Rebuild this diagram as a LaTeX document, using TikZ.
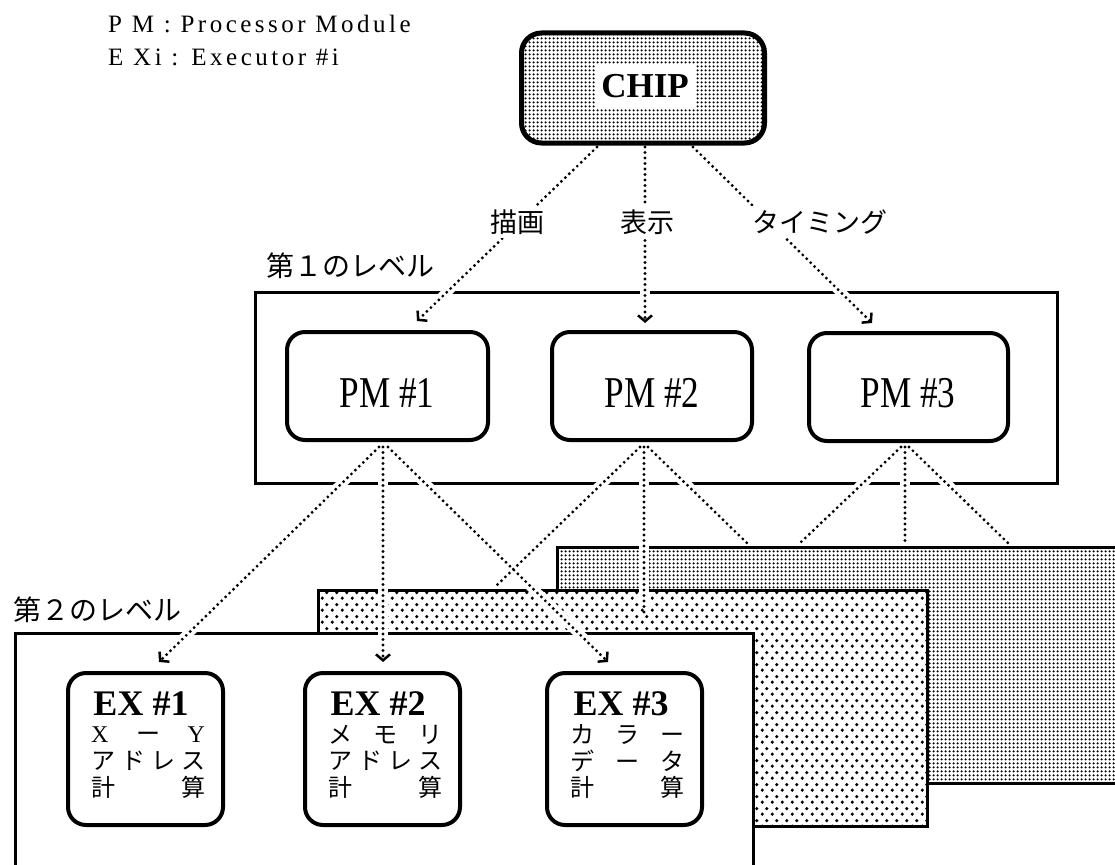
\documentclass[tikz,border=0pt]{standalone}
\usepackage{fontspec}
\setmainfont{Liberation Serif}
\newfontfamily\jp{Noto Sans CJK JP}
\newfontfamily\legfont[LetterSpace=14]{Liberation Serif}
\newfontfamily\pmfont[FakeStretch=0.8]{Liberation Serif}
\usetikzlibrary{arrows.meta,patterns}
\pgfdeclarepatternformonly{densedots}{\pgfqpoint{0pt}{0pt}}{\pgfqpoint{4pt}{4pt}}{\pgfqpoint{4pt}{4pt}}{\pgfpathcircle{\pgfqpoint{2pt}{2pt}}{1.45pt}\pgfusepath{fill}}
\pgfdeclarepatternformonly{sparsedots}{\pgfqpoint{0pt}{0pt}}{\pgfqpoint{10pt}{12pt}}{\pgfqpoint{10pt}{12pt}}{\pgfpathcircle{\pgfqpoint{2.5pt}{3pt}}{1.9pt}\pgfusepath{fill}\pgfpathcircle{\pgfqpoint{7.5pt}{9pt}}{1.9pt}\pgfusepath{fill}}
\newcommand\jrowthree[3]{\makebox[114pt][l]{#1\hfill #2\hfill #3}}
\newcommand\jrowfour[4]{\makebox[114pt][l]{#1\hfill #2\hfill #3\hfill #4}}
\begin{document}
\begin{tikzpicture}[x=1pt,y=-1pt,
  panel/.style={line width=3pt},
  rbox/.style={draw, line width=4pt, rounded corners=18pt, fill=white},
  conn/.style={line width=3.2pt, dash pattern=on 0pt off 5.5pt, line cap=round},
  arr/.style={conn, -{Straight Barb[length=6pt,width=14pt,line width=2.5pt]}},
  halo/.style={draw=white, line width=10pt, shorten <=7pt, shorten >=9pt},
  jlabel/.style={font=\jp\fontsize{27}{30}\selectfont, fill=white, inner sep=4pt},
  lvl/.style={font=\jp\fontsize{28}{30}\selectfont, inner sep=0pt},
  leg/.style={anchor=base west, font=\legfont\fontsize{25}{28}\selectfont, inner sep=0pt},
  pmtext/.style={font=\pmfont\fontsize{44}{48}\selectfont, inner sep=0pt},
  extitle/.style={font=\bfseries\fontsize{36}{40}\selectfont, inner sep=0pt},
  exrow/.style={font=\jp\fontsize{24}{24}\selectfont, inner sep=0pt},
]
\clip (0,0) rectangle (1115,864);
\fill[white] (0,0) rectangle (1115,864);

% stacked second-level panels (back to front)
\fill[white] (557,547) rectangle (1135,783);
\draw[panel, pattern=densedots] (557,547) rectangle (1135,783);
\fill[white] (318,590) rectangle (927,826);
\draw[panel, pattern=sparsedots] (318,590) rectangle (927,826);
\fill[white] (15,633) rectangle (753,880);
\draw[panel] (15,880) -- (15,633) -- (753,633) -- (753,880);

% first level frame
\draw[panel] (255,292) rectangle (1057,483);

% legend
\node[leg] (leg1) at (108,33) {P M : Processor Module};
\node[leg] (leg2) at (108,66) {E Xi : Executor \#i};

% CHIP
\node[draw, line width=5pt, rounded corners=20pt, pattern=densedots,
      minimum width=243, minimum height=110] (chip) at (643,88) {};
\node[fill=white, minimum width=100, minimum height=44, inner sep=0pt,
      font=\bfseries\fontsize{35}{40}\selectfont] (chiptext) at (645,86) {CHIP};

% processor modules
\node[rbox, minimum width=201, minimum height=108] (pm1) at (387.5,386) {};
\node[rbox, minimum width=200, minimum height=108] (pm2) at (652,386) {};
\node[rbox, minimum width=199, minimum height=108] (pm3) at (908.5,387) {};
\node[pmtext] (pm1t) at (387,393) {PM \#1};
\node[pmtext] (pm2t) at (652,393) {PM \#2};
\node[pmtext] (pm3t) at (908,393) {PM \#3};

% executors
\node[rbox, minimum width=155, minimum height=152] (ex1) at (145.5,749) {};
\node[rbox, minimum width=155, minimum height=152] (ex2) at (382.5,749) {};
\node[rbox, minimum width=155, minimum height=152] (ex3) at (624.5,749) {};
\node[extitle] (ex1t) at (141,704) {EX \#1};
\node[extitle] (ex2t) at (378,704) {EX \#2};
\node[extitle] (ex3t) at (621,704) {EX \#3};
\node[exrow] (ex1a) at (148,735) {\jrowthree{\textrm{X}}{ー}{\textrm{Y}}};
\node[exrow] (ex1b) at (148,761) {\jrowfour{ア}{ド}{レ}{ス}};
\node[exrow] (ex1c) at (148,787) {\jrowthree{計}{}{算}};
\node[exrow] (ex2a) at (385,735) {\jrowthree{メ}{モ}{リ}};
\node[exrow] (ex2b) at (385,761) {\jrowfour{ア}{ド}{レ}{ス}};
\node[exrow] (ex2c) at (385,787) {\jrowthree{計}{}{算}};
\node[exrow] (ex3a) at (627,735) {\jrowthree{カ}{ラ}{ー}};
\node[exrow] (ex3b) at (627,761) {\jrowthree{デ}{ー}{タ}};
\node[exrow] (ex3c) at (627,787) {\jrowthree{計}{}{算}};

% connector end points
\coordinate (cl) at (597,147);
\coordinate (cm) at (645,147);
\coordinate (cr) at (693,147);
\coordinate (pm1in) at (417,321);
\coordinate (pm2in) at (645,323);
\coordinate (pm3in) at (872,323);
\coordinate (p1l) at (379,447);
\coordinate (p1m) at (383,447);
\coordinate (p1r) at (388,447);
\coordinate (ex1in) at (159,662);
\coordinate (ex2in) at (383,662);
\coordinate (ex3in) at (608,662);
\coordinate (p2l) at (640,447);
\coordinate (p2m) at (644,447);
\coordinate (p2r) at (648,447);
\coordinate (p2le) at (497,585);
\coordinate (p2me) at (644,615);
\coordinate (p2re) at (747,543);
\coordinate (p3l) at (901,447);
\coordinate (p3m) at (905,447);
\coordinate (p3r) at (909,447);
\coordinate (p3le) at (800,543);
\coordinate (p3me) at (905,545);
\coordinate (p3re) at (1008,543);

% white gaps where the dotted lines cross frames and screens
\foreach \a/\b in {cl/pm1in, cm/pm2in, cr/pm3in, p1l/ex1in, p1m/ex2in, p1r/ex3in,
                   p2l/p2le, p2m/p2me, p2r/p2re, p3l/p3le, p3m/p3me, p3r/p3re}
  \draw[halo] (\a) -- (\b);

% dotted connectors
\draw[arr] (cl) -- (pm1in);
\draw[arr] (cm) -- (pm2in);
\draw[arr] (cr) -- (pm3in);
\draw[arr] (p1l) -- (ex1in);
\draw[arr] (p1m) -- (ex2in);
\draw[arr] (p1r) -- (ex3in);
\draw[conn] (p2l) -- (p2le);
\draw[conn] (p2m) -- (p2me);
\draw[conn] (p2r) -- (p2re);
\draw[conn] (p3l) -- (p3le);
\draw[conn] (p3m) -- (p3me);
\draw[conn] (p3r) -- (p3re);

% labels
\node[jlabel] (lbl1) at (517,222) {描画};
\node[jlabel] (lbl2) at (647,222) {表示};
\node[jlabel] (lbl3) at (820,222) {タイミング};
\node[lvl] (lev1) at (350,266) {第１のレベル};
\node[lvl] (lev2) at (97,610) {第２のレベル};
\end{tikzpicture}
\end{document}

--

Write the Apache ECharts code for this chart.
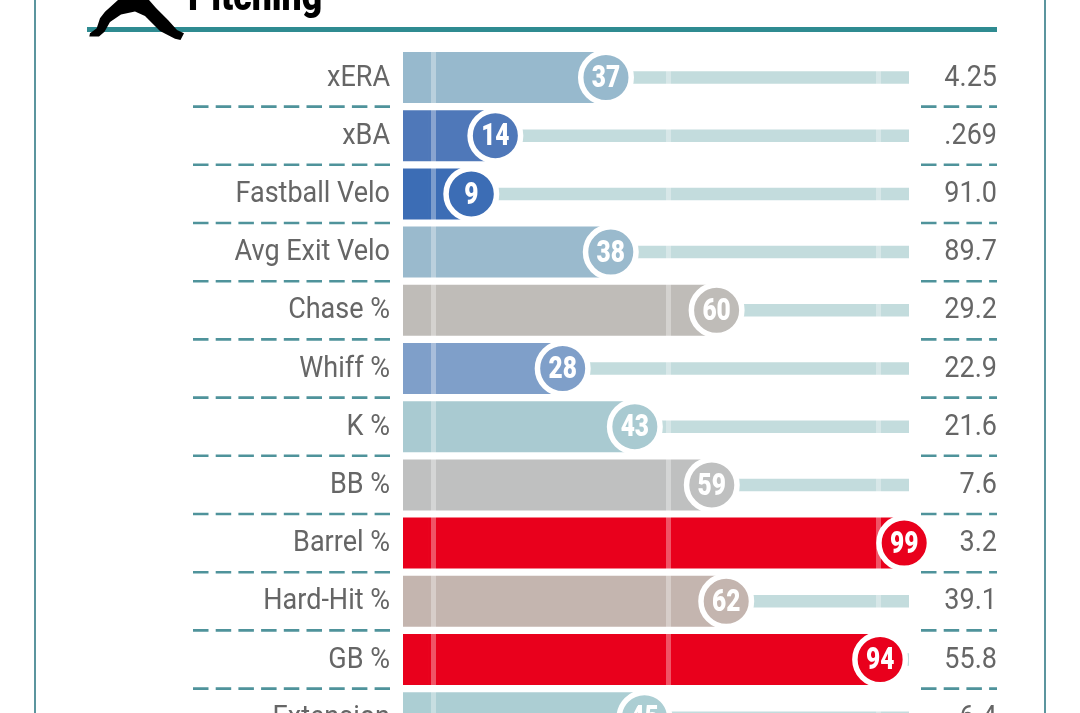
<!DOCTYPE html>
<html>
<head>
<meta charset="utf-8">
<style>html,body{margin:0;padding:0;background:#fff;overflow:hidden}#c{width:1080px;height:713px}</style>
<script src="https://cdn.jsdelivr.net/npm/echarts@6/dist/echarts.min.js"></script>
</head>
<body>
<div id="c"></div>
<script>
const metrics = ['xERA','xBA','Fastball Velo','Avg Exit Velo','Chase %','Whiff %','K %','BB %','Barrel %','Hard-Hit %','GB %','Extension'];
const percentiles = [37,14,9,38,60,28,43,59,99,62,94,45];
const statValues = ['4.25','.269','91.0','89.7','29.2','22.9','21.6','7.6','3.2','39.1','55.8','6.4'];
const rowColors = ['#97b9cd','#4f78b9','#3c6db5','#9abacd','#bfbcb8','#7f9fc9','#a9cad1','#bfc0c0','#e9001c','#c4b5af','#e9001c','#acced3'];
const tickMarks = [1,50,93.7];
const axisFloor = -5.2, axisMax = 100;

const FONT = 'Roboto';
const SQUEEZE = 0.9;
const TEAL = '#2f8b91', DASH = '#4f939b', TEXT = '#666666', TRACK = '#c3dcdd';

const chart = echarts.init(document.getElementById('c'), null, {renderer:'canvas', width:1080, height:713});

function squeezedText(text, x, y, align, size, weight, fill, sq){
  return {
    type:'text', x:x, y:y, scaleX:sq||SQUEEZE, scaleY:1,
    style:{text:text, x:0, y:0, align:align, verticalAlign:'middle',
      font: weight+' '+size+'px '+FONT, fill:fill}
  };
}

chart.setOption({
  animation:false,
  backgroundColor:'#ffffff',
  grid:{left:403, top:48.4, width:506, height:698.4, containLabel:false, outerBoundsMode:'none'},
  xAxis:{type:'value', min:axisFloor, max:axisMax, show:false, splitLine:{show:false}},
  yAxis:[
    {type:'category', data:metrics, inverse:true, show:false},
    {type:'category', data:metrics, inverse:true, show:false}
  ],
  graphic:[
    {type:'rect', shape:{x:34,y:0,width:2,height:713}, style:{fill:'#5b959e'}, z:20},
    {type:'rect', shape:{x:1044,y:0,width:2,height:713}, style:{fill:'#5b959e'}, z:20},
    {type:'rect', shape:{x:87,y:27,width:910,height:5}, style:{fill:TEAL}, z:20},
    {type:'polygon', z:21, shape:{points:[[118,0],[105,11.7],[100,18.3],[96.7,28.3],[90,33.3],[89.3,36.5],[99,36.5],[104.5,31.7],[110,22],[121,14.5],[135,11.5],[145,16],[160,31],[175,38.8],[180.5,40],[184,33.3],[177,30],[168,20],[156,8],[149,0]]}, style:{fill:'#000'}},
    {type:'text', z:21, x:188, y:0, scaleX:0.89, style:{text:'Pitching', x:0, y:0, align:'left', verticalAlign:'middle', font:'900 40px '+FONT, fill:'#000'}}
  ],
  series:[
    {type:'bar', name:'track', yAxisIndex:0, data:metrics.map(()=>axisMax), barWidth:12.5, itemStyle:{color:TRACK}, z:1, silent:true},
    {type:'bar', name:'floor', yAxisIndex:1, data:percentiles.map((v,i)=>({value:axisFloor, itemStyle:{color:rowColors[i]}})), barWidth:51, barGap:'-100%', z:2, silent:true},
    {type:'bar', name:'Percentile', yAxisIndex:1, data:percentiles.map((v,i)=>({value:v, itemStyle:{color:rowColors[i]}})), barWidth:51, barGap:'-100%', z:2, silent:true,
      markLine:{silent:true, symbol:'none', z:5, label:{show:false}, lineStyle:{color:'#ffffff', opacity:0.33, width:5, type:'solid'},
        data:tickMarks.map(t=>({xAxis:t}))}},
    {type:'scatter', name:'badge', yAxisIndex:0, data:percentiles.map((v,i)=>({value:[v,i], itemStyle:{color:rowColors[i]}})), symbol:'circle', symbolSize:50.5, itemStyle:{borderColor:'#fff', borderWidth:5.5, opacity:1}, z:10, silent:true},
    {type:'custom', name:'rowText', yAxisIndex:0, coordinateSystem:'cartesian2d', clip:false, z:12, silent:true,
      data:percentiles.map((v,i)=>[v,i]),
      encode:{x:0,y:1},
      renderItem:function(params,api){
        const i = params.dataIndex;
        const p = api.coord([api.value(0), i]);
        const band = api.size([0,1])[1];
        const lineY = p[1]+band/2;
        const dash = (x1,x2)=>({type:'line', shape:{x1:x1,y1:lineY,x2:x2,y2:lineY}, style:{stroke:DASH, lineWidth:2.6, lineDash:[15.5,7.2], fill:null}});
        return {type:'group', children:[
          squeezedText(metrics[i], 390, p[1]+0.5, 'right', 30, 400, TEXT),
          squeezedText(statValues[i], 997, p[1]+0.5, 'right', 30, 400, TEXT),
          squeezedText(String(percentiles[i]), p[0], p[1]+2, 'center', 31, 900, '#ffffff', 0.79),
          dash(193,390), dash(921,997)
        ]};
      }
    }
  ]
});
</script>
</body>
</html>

WORK TO DO: Search the data for "this" and list every line in which it occurs.

WRITTEN REPLY:
Rebuild this diagram as a LaTeX document, using TikZ.
Write the Apache ECharts code for this chart.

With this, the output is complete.